Bashkirs

The Bashkirs, a Turkic people, live in Russia, mostly in the republic of Bashkortostan. A significant number of Bashkirs also live in the republic of Tatarstan, as well as in Chelyabinsk, Orenburg, Kurgan, Perm, Sverdlovsk, Samara, and Saratov Oblasts of Russia.

Contents

Overview

Bashkirs particularly inhabit the slopes and confines of the southern Ural Mountains and the neighboring plains. They speak the Bashkir language, apparently a close relation of the Tatar language, but some authorities think that it stemmed from ethnically Finnic origins, later transformed by Tatar influence.

History

The name Bashkir appears for the first time in the beginning of the 10th century in the writings of Ibn Fadlan, who, in describing his travels among the Volga Bulgarians, mentions the Bashkirs as a warlike and idolatrous race. The people themselves did not use this name in the 10th century — it has its origins in a nickname.

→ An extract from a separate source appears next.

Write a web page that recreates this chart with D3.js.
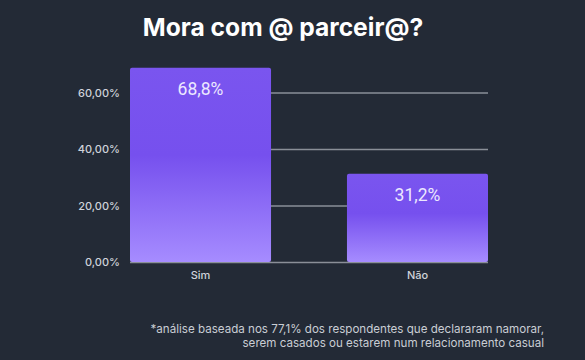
<!DOCTYPE html>
<html><head><meta charset="utf-8">
<script src="https://cdn.jsdelivr.net/npm/d3@7"></script>
<style>html,body{margin:0;padding:0;background:#232a36;}svg{display:block;}</style>
</head><body>
<script>
const categories = ["Sim", "Não"];
const values = [68.8, 31.2];
const valueLabels = ["68,8%", "31,2%"];
const yTicks = [0, 20, 40, 60];
const yTickLabels = ["0,00%", "20,00%", "40,00%", "60,00%"];
const title = "Mora com @ parceir@?";
const footnote = ["*análise baseada nos 77,1% dos respondentes que declararam namorar,", "serem casados ou estarem num relacionamento casual"];

const W = 585, H = 360;
const m = {left: 130, right: 97, top: 37, bottom: 98};
const svg = d3.select("body").append("svg").attr("width", W).attr("height", H);
svg.append("rect").attr("width", W).attr("height", H).attr("fill", "#232a36");

const defs = svg.append("defs");
const grad = defs.append("linearGradient").attr("id", "bg").attr("x1", 0).attr("y1", 0).attr("x2", 0).attr("y2", 1);
grad.append("stop").attr("offset", "0%").attr("stop-color", "#7a55ef");
grad.append("stop").attr("offset", "45%").attr("stop-color", "#7650ee");
grad.append("stop").attr("offset", "100%").attr("stop-color", "#a68cff");

const x = d3.scaleBand().domain(categories).range([m.left, W - m.right]).paddingInner(0.35).paddingOuter(0);
const y = d3.scaleLinear().domain([0, 80]).range([H - m.bottom, H - m.bottom - 4 * 56.5]);

// gridlines
const yAxis = d3.axisLeft(y).tickValues(yTicks).tickFormat((d, i) => yTickLabels[i]).tickSize(-(W - m.left - m.right)).tickPadding(10);
const ga = svg.append("g").attr("transform", `translate(${m.left},0)`).call(yAxis);
ga.select(".domain").remove();
ga.selectAll(".tick line").attr("stroke", "#8a8f98").attr("stroke-width", 1.6);
ga.selectAll(".tick text").attr("fill", "#cfd3da").attr("font-family", "Inter, sans-serif").attr("font-size", 11).attr("font-weight", 500);

// bars
svg.selectAll("rect.bar").data(values).enter().append("rect").attr("class", "bar")
  .attr("x", (d, i) => x(categories[i])).attr("width", x.bandwidth())
  .attr("y", d => y(d)).attr("height", d => y(0) - y(d))
  .attr("rx", 2).attr("fill", "url(#bg)");

svg.selectAll("text.vl").data(values).enter().append("text").attr("class", "vl")
  .attr("x", (d, i) => x(categories[i]) + x.bandwidth() / 2).attr("y", d => y(d) + 27.5)
  .attr("text-anchor", "middle").attr("fill", "#ece8ff").attr("font-family", "Roboto, sans-serif").attr("font-size", 17.5)
  .text((d, i) => valueLabels[i]);

// x axis labels
const xAxis = d3.axisBottom(x).tickSize(0).tickPadding(9);
const gx = svg.append("g").attr("transform", `translate(0,${y(0)})`).call(xAxis);
gx.select(".domain").remove();
gx.selectAll(".tick text").attr("fill", "#cfd3da").attr("font-family", "Inter, sans-serif").attr("font-size", 11).attr("font-weight", 500);

// title
svg.append("text").attr("x", 283).attr("y", 36).attr("text-anchor", "middle").attr("fill", "#ffffff")
  .attr("font-family", "Inter, sans-serif").attr("font-weight", 700).attr("font-size", 24.6).text(title);

// footnote
svg.selectAll("text.fn").data(footnote).enter().append("text").attr("class", "fn")
  .attr("x", 544).attr("y", (d, i) => 333 + i * 14.2).attr("text-anchor", "end").attr("fill", "#c9cdd4")
  .attr("font-family", "Inter, sans-serif").attr("font-size", 11.6).text(d => d);
</script>
</body></html>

At that time, Bashkirs lived as nomadic cattle breeders. Until the 13th century they occupied the territories between Volga and Kama Rivers and the Urals.

European sources first mention the Bashkirs in the works of Joannes de Plano Carpini and William of Rubruquis. These travellers, who fell in with Bashkir tribes in the upper parts of the Ural River, called them Pascatir, and asserted that they spoke the same language as the Bulgarians.

Until the arrival of the Mongolians in the middle of the 13th century, the Bashkirs formed a strong and independent people, troublesome to their neighbors: the Volga Bulgarians and the Petchenegs. At the time of the downfall of the Khanate of Kazan in 1552 they had become a weak state. In 1556 they voluntarily recognized the supremacy of Russia, which in consequence founded the city of Ufa in 1574 to defend them from the Kirghiz, and subjected the Bashkirs to a fur-tax.

In 1676, the Bashkirs rebelled under a leader named Seit, and the Russians had great difficulties in pacifying them. Bashkiria rose again in 1707, under Aldar and Kfisyom, on account of ill-treatment by the Russian officials. The third and last insurrection occurred in 1735, at the time of the foundation of Orenburg, and it lasted for six years.

In 1774 Bashkiria supported Pugachev's rebelletion. Bashkir troops fought under the Bashkir noble Salawat Yulayev, but suffered defeat.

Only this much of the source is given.